_TASK:_ Reproduce every entry exactly and leave its pictures out.

_ENTRIES SHOWN:_
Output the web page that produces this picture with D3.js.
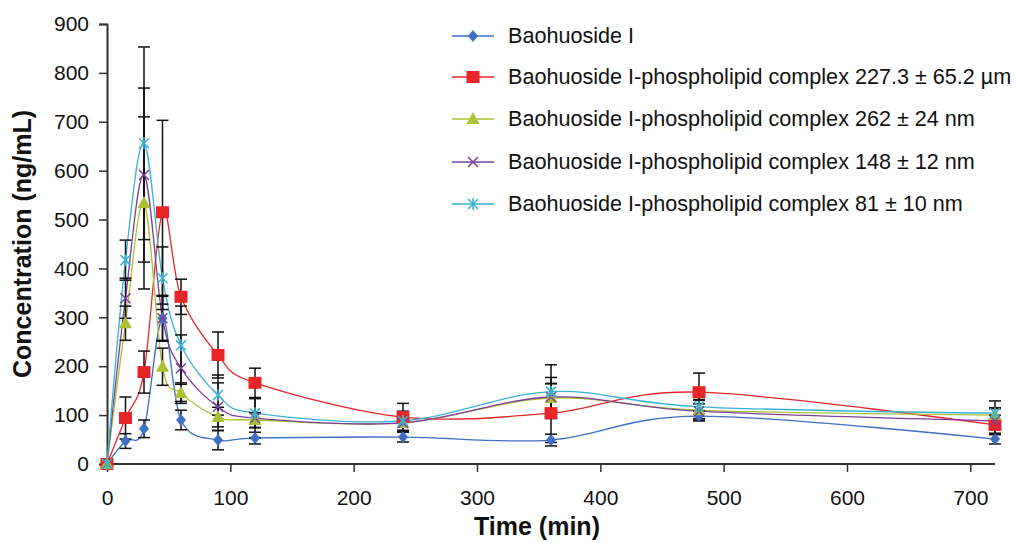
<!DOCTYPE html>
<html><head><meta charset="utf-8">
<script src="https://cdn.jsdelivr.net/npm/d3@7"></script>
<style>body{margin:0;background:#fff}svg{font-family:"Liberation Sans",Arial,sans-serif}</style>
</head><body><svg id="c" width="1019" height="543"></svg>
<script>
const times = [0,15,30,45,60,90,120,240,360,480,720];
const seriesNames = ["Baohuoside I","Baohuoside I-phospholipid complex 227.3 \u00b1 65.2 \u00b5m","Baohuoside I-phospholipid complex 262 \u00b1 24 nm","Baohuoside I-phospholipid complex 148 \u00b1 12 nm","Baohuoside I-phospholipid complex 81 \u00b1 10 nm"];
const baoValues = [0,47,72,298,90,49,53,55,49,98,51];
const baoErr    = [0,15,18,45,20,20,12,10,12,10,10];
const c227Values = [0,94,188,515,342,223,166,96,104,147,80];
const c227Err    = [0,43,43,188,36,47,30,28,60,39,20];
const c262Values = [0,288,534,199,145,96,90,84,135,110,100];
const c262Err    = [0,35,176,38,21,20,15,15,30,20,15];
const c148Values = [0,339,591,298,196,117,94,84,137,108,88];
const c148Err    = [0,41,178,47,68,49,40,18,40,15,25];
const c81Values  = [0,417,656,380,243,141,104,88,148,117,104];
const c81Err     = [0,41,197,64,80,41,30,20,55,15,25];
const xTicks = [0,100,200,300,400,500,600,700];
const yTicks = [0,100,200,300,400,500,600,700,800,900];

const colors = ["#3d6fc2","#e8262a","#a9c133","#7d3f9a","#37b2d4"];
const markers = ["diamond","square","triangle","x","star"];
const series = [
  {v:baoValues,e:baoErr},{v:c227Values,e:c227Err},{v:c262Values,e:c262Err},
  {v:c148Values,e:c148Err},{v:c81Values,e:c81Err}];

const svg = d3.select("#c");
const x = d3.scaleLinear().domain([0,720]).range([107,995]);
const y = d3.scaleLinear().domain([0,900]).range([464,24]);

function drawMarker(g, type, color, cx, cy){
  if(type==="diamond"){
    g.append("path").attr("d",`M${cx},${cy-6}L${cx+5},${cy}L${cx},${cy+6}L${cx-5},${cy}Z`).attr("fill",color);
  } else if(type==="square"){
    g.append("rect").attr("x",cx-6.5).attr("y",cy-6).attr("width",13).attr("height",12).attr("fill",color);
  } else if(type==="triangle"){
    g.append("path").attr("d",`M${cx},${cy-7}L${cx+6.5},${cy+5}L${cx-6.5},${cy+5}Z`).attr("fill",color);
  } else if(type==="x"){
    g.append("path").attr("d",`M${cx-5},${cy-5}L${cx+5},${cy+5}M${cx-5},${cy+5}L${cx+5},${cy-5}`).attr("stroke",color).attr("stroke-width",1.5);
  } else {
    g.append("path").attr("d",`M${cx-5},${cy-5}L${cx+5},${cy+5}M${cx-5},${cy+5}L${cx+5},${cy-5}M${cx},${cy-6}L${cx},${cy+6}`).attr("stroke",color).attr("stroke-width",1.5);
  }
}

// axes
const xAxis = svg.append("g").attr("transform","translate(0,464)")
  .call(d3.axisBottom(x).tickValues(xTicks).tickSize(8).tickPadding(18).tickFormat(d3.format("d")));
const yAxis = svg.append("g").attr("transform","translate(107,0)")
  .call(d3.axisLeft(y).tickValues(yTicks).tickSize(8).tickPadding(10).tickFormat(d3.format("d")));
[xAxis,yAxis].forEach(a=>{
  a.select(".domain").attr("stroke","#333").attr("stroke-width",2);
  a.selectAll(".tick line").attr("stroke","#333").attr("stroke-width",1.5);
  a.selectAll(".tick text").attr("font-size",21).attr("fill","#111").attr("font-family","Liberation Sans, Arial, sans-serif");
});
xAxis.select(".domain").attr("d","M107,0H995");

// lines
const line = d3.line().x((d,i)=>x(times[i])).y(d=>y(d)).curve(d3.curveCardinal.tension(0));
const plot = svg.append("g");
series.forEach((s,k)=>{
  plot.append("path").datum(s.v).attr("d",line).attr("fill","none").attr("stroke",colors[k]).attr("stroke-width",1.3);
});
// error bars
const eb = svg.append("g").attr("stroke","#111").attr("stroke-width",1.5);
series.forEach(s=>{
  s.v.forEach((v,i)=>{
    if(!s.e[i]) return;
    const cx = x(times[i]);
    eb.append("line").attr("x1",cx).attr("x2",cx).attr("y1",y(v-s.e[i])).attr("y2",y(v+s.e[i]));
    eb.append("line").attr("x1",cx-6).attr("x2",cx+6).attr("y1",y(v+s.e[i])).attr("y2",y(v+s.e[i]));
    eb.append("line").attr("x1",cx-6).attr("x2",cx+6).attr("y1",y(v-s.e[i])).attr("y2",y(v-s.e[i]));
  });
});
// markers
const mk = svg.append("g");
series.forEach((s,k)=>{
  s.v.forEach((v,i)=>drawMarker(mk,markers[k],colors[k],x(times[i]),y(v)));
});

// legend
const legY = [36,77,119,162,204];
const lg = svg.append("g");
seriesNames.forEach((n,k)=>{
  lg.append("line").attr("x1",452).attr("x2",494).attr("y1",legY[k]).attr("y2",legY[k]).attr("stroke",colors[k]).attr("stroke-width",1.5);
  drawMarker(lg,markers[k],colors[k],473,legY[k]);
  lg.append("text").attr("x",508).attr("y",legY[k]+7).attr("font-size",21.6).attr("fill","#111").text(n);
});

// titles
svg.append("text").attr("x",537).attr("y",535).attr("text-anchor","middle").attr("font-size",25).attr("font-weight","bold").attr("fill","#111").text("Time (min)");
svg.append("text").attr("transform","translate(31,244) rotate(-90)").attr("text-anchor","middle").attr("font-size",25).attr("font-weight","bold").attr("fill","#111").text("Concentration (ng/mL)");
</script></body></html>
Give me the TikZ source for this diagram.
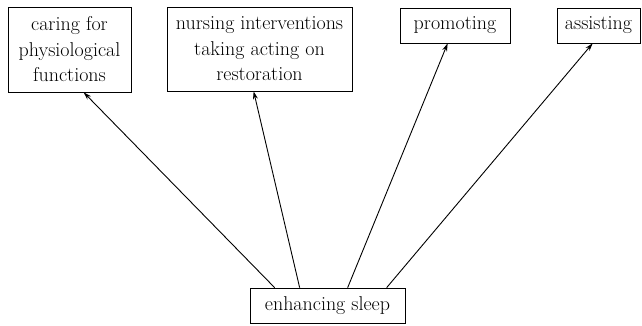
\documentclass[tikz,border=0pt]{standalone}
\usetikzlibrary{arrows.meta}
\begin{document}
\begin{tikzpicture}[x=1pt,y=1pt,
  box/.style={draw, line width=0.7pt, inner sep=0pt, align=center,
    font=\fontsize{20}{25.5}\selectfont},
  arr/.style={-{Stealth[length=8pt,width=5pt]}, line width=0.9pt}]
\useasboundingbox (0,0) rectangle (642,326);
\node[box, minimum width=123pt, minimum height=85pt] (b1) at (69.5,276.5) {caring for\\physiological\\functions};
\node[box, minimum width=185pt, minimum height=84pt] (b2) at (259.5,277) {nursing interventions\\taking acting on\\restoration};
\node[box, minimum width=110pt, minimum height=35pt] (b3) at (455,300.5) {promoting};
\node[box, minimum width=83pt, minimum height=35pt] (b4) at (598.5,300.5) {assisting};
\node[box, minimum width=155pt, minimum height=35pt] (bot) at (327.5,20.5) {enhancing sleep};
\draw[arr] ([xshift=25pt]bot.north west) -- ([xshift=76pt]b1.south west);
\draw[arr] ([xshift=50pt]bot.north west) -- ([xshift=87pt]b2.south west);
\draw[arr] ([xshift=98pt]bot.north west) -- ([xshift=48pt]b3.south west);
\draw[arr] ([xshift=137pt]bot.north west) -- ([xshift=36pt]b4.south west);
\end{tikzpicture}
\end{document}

_TASK OUTPUT:_
Output the web page that produces this picture with D3.js.
<!DOCTYPE html>
<html><head><meta charset="utf-8">
<script src="https://cdn.jsdelivr.net/npm/d3@7"></script>
<style>body{margin:0;background:#fff}svg{font-family:"Liberation Sans",Arial,sans-serif}</style>
</head><body><svg id="c" width="1019" height="543"></svg>
<script>
const times = [0,15,30,45,60,90,120,240,360,480,720];
const seriesNames = ["Baohuoside I","Baohuoside I-phospholipid complex 227.3 \u00b1 65.2 \u00b5m","Baohuoside I-phospholipid complex 262 \u00b1 24 nm","Baohuoside I-phospholipid complex 148 \u00b1 12 nm","Baohuoside I-phospholipid complex 81 \u00b1 10 nm"];
const baoValues = [0,47,72,298,90,49,53,55,49,98,51];
const baoErr    = [0,15,18,45,20,20,12,10,12,10,10];
const c227Values = [0,94,188,515,342,223,166,96,104,147,80];
const c227Err    = [0,43,43,188,36,47,30,28,60,39,20];
const c262Values = [0,288,534,199,145,96,90,84,135,110,100];
const c262Err    = [0,35,176,38,21,20,15,15,30,20,15];
const c148Values = [0,339,591,298,196,117,94,84,137,108,88];
const c148Err    = [0,41,178,47,68,49,40,18,40,15,25];
const c81Values  = [0,417,656,380,243,141,104,88,148,117,104];
const c81Err     = [0,41,197,64,80,41,30,20,55,15,25];
const xTicks = [0,100,200,300,400,500,600,700];
const yTicks = [0,100,200,300,400,500,600,700,800,900];

const colors = ["#3d6fc2","#e8262a","#a9c133","#7d3f9a","#37b2d4"];
const markers = ["diamond","square","triangle","x","star"];
const series = [
  {v:baoValues,e:baoErr},{v:c227Values,e:c227Err},{v:c262Values,e:c262Err},
  {v:c148Values,e:c148Err},{v:c81Values,e:c81Err}];

const svg = d3.select("#c");
const x = d3.scaleLinear().domain([0,720]).range([107,995]);
const y = d3.scaleLinear().domain([0,900]).range([464,24]);

function drawMarker(g, type, color, cx, cy){
  if(type==="diamond"){
    g.append("path").attr("d",`M${cx},${cy-6}L${cx+5},${cy}L${cx},${cy+6}L${cx-5},${cy}Z`).attr("fill",color);
  } else if(type==="square"){
    g.append("rect").attr("x",cx-6.5).attr("y",cy-6).attr("width",13).attr("height",12).attr("fill",color);
  } else if(type==="triangle"){
    g.append("path").attr("d",`M${cx},${cy-7}L${cx+6.5},${cy+5}L${cx-6.5},${cy+5}Z`).attr("fill",color);
  } else if(type==="x"){
    g.append("path").attr("d",`M${cx-5},${cy-5}L${cx+5},${cy+5}M${cx-5},${cy+5}L${cx+5},${cy-5}`).attr("stroke",color).attr("stroke-width",1.5);
  } else {
    g.append("path").attr("d",`M${cx-5},${cy-5}L${cx+5},${cy+5}M${cx-5},${cy+5}L${cx+5},${cy-5}M${cx},${cy-6}L${cx},${cy+6}`).attr("stroke",color).attr("stroke-width",1.5);
  }
}

// axes
const xAxis = svg.append("g").attr("transform","translate(0,464)")
  .call(d3.axisBottom(x).tickValues(xTicks).tickSize(8).tickPadding(18).tickFormat(d3.format("d")));
const yAxis = svg.append("g").attr("transform","translate(107,0)")
  .call(d3.axisLeft(y).tickValues(yTicks).tickSize(8).tickPadding(10).tickFormat(d3.format("d")));
[xAxis,yAxis].forEach(a=>{
  a.select(".domain").attr("stroke","#333").attr("stroke-width",2);
  a.selectAll(".tick line").attr("stroke","#333").attr("stroke-width",1.5);
  a.selectAll(".tick text").attr("font-size",21).attr("fill","#111").attr("font-family","Liberation Sans, Arial, sans-serif");
});
xAxis.select(".domain").attr("d","M107,0H995");

// lines
const line = d3.line().x((d,i)=>x(times[i])).y(d=>y(d)).curve(d3.curveCardinal.tension(0));
const plot = svg.append("g");
series.forEach((s,k)=>{
  plot.append("path").datum(s.v).attr("d",line).attr("fill","none").attr("stroke",colors[k]).attr("stroke-width",1.3);
});
// error bars
const eb = svg.append("g").attr("stroke","#111").attr("stroke-width",1.5);
series.forEach(s=>{
  s.v.forEach((v,i)=>{
    if(!s.e[i]) return;
    const cx = x(times[i]);
    eb.append("line").attr("x1",cx).attr("x2",cx).attr("y1",y(v-s.e[i])).attr("y2",y(v+s.e[i]));
    eb.append("line").attr("x1",cx-6).attr("x2",cx+6).attr("y1",y(v+s.e[i])).attr("y2",y(v+s.e[i]));
    eb.append("line").attr("x1",cx-6).attr("x2",cx+6).attr("y1",y(v-s.e[i])).attr("y2",y(v-s.e[i]));
  });
});
// markers
const mk = svg.append("g");
series.forEach((s,k)=>{
  s.v.forEach((v,i)=>drawMarker(mk,markers[k],colors[k],x(times[i]),y(v)));
});

// legend
const legY = [36,77,119,162,204];
const lg = svg.append("g");
seriesNames.forEach((n,k)=>{
  lg.append("line").attr("x1",452).attr("x2",494).attr("y1",legY[k]).attr("y2",legY[k]).attr("stroke",colors[k]).attr("stroke-width",1.5);
  drawMarker(lg,markers[k],colors[k],473,legY[k]);
  lg.append("text").attr("x",508).attr("y",legY[k]+7).attr("font-size",21.6).attr("fill","#111").text(n);
});

// titles
svg.append("text").attr("x",537).attr("y",535).attr("text-anchor","middle").attr("font-size",25).attr("font-weight","bold").attr("fill","#111").text("Time (min)");
svg.append("text").attr("transform","translate(31,244) rotate(-90)").attr("text-anchor","middle").attr("font-size",25).attr("font-weight","bold").attr("fill","#111").text("Concentration (ng/mL)");
</script></body></html>
Give me the TikZ source for this diagram.
\documentclass[tikz,border=0pt]{standalone}
\usetikzlibrary{arrows.meta}
\begin{document}
\begin{tikzpicture}[x=1pt,y=1pt,
  box/.style={draw, line width=0.7pt, inner sep=0pt, align=center,
    font=\fontsize{20}{25.5}\selectfont},
  arr/.style={-{Stealth[length=8pt,width=5pt]}, line width=0.9pt}]
\useasboundingbox (0,0) rectangle (642,326);
\node[box, minimum width=123pt, minimum height=85pt] (b1) at (69.5,276.5) {caring for\\physiological\\functions};
\node[box, minimum width=185pt, minimum height=84pt] (b2) at (259.5,277) {nursing interventions\\taking acting on\\restoration};
\node[box, minimum width=110pt, minimum height=35pt] (b3) at (455,300.5) {promoting};
\node[box, minimum width=83pt, minimum height=35pt] (b4) at (598.5,300.5) {assisting};
\node[box, minimum width=155pt, minimum height=35pt] (bot) at (327.5,20.5) {enhancing sleep};
\draw[arr] ([xshift=25pt]bot.north west) -- ([xshift=76pt]b1.south west);
\draw[arr] ([xshift=50pt]bot.north west) -- ([xshift=87pt]b2.south west);
\draw[arr] ([xshift=98pt]bot.north west) -- ([xshift=48pt]b3.south west);
\draw[arr] ([xshift=137pt]bot.north west) -- ([xshift=36pt]b4.south west);
\end{tikzpicture}
\end{document}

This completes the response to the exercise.